В XII веке все, разумеется, обстояло совсем иначе. Борьба за землю, за власть над этой землей диктовала рождение новых, специфических моральных устоев. В ту далекую пору заповеди самурайской морали в общем не отличались от нормативов рыцарской чести в феодальной Европе. Храбрость восхвалялась, трусость порицалась. Верность считалась добродетелью, измена — пороком. «Повесть о доме Тайра» рисует множество конкретных примеров этих традиционных положений рыцарства, о какой бы стране ни шла речь.

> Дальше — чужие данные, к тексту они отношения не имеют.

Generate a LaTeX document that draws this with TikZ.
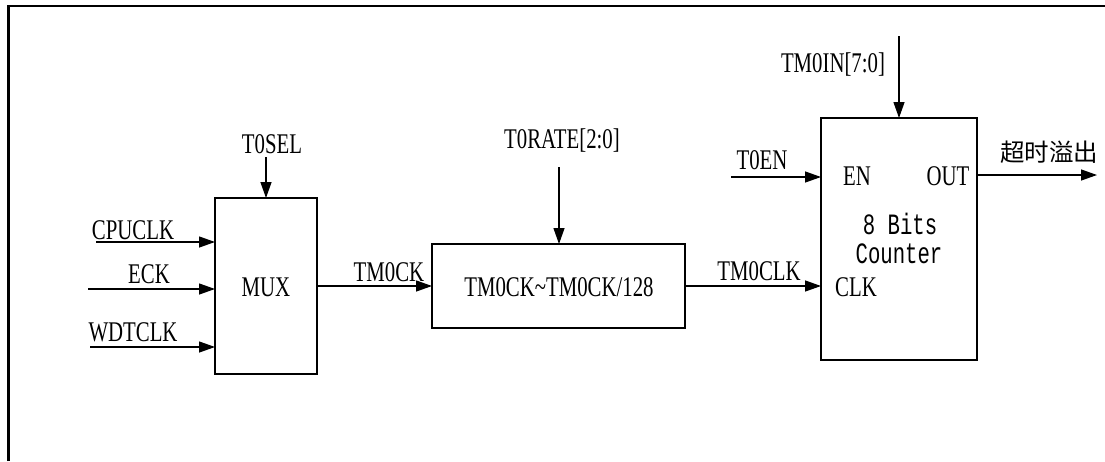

Идея верности, вассального долга, усиленно культивируемая в последующие века как один из краеугольных камней самурайской морали, присутствует и в «Повести» в качестве важного компонента кодекса самурайской чести. «Повесть» с недвусмысленной прямотой высказывается о подлинной основе этой вассальной верности — таковой является расчет на материальное вознаграждение от господина. «Что толку, что ты срубишь мне голову? — говорит своему противнику поверженный в схватке самурай. — Все равно награда тебе выйдет только в том случае, если твой господин снова будет благоденствовать в прежнем довольстве!» «Владетельные господа могут прославиться подвигами своих вассалов, — говорят друг другу накануне сражения братья Кавара. — А таким худородным, как мы, приходится добывать славу своими руками!..» В ответ на вопрос полководца Ёсицунэ, что представляют собой рядовые самураи, взятые в плен после удачной битвы, его вассал отвечает: «Им все равно, какому господину служить. Кто будет властвовать над страной, тому они и будут верны!» — после чего Ёсицунэ без малейшего колебания включает бывших пленников в свое войско, очевидно не усматривая в подобных мотивах ничего необычного.
2
Читатели, несомненно, обратят внимание на неправдоподобно огромное число боевых судов, якобы участвовавших в этой битве. Также невероятно велики воинские контингенты при описании сухопутных сражений. Следуя эпической традиции, «Повесть» явно преувеличивает численность войск обеих сражающихся сторон. По тем временам самая большая воинская дружина могла насчитывать 5–6 тысяч всадников.